Avec la privatisation, a-t-il encore dit, “la filière café est aujourd’hui détenue par des sociétés étrangères qui ne se soucient que de leur gain”. Il a donné l’exemple du groupe Webcor qui s’est approprié des stations de lavage dans les provinces de Ngozi et Kayanza (centre du pays) et paye le paysan longtemps après qu’elle ait acheté sa production à 140 FBU de moins par kilo que les usines contrôlées par les autres acteurs de la filière.

Citant différentes études faites par des chercheurs entre autres celles du Centre national de coopération et du développement (Bruxelles), ou celles des autres chercheurs qui ont travaillé pour le compte des organismes internationaux, professeur Nkunzimana a fait savoir qu’avec la mise en œuvre du programme d’ajustement structurel, baptisé en 2003 Cadre stratégique de croissance et de lutte contre la pauvreté (CSLP), dont la privatisation de la filière café fait partie intégrante, les conséquences en sont plutôt désastreuses pour le pays et la population.

Au vu de cette situation, le conférencier n’a pas hésité à comparer la privatisation au pillage.

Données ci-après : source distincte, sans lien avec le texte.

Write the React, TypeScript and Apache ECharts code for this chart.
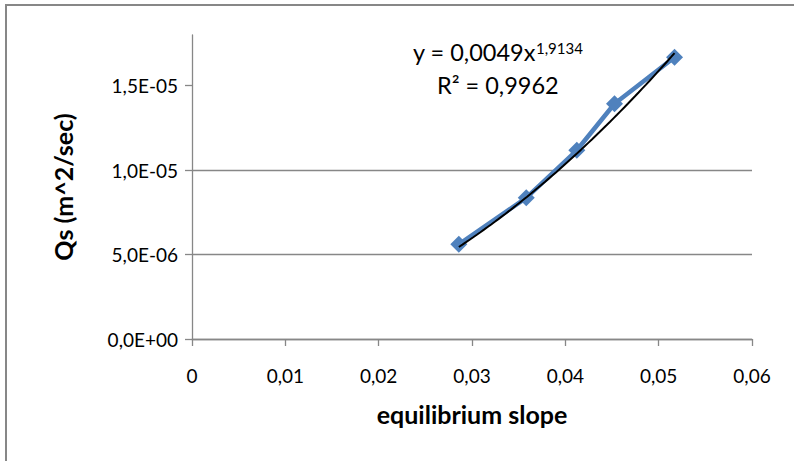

Pour le cas du Burundi, il a cité le rapport d’un chercheur du nom de Pascale Bodinaux selon qui, depuis des décennies, “une taxe de 6OFU/kg de café-cerise a été prélevée sur les producteurs pour rembourser la dette contractée par l’Etat à l’époque de la construction des stations de lavage dans les années 80.”

Ainsi, “les paysans caféiculteurs ont déjà remboursé les crédits qui ont servi à la construction des Sogestals (Société de gestion des stations de lavage) qui sont cédées, à présent à des groupes privés à un prix modique”.

“Webcor a acheté une station en moyenne 77.000 dollars américains, un prix dérisoire. Pour comparaison, l’UE avait injecté en 2008 une moyenne de 130.000 dollars américains pour la rénovation de chaque société”, a encore déploré le conférencier.

En définitive la privatisation contraint le pays au déficit chronique et au démantèlement des institutions notamment celles qui répondaient aux besoins de la population et qui représentaient donc, les bases de l’unité du pays.

Le professeur Nkunzimana a expliqué que cette conférence a été préparée dans le but d’évaluer la situation du pays suite aux exigences de privatisation et de remboursement de la dette extérieure imposées par la Banque mondiale, le FMI et l’UE mais aussi pour un réveil des consciences.